Операторская работа в «Новом Вавилоне» подвергалась жесточайшему обстрелу со стороны «право-левацких» критиков, обвинявших А. Москвина в слепом следовании приемам художников-импрессионистов. ‹…›
Из всего этого верно лишь то, что в «Новом Вавилоне» А. Москвин применяет некоторые композиционные приемы, свойственные импрессионистской живописной школе. Изучая материалы, связанные с эпохой, показываемой в «Новом Вавилоне» (в основу сценария лег роман Э. Золя «Дамское счастье»), Москвин не мог пройти мимо дружбы Эмиля Золя с крупнейшим представителем импрессионистской живописи Эдуардом Манэ и другими художниками.
С кинематографических позиций А. Москвина интересовали высказывания импрессионистов о свете как основном элементе изобразительной композиции. Импрессионисты утверждали и доказывали, что в природе единственным источником красок и формы является свет, что с исчезновением или изменением силы и характера света видоизменяются краски и форма, что от интенсивности и характера света зависит понятие о расстоянии, перспективе и объеме. Следовательно, по определению импрессионистов, основные изобразительные элементы в плоскостной живописной композиции подчинены свету.
Исходя из основного положения, что изобразительная часть кинематографа подобно живописи располагает только двумя измерениями, А. Москвин практически развил теорию о применимости в кинематографе основной теории силы соотношений освещенности различных элементов для получения на плоскости впечатления глубины. ‹…›
Москвин взял у импрессионистов не стиль, а технику световых примеров, умение пользоваться светом как основным орудием линейной и пространственной композиции.
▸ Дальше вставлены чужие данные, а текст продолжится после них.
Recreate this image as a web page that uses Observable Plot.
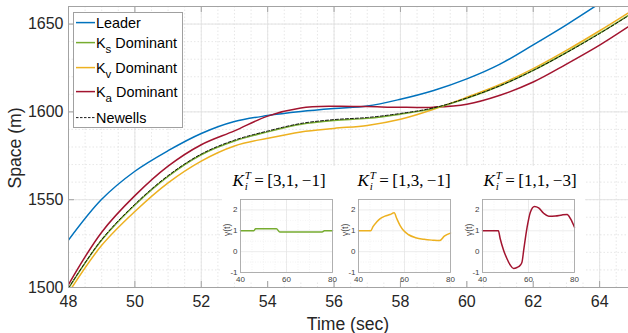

И если Э. Манэ утверждал, что «главное в картине — свет», то А. Москвин, критически используя отдельные технические приемы импрессионистской живописи, устанавливает, что свет есть основное художественное оружие операторского мастерства, являющегося подчиненной частью кинематографического искусства в целом. (Смешно и наивно говорить о том, что А. Москвин подражал Ренуару, Манэ или Либуру; сходность отдельных моментов в композициях объясняется не подражанием, а сходным результатом поисков характера эпохи.
Влияние, оказанное изучением французской живописи XIX века в сочетании с романтической основой сценариев «СВД» и «Нового Вавилона», плюс склонность Фэксов к излишней эстетизации, дали себя резко почувствовать на экране. «Новый Вавилон» в его изобразительной трактовке был типичным «перелетом снаряда». ‹…›
В «Новом Вавилоне» А. Москвин по-новому поставил и разрешил вопрос о роли света в кадре.
Свет у Москвина не имеет «служебного» значения, а является элементом выразительности кадра, помогающим действующему лицу выявить особенности роли и донести образ до зрителя.
Свет у А. Москвина — действующий элемент; благодаря своей художественной выразительности он связывает в единое целое актерскую игру и архитектурные элементы декоративного сооружения, дает стиль всей композиции. Комбинацией световых пятен А. Москвин, в точном соответствии с характером и смыслом развивающегося на экране действия, выделяет главное и затушевывает второстепенное. ‹…›
Именно поэтому он придает наибольшее значение освещению актера. В «Новом Вавилоне» нет ни одной актерской сцены, где декоративное освещение преобладало бы над освещением действующих лиц.
Гарин В. Андрей Москвин. М.: Госкиноиздат, 1939.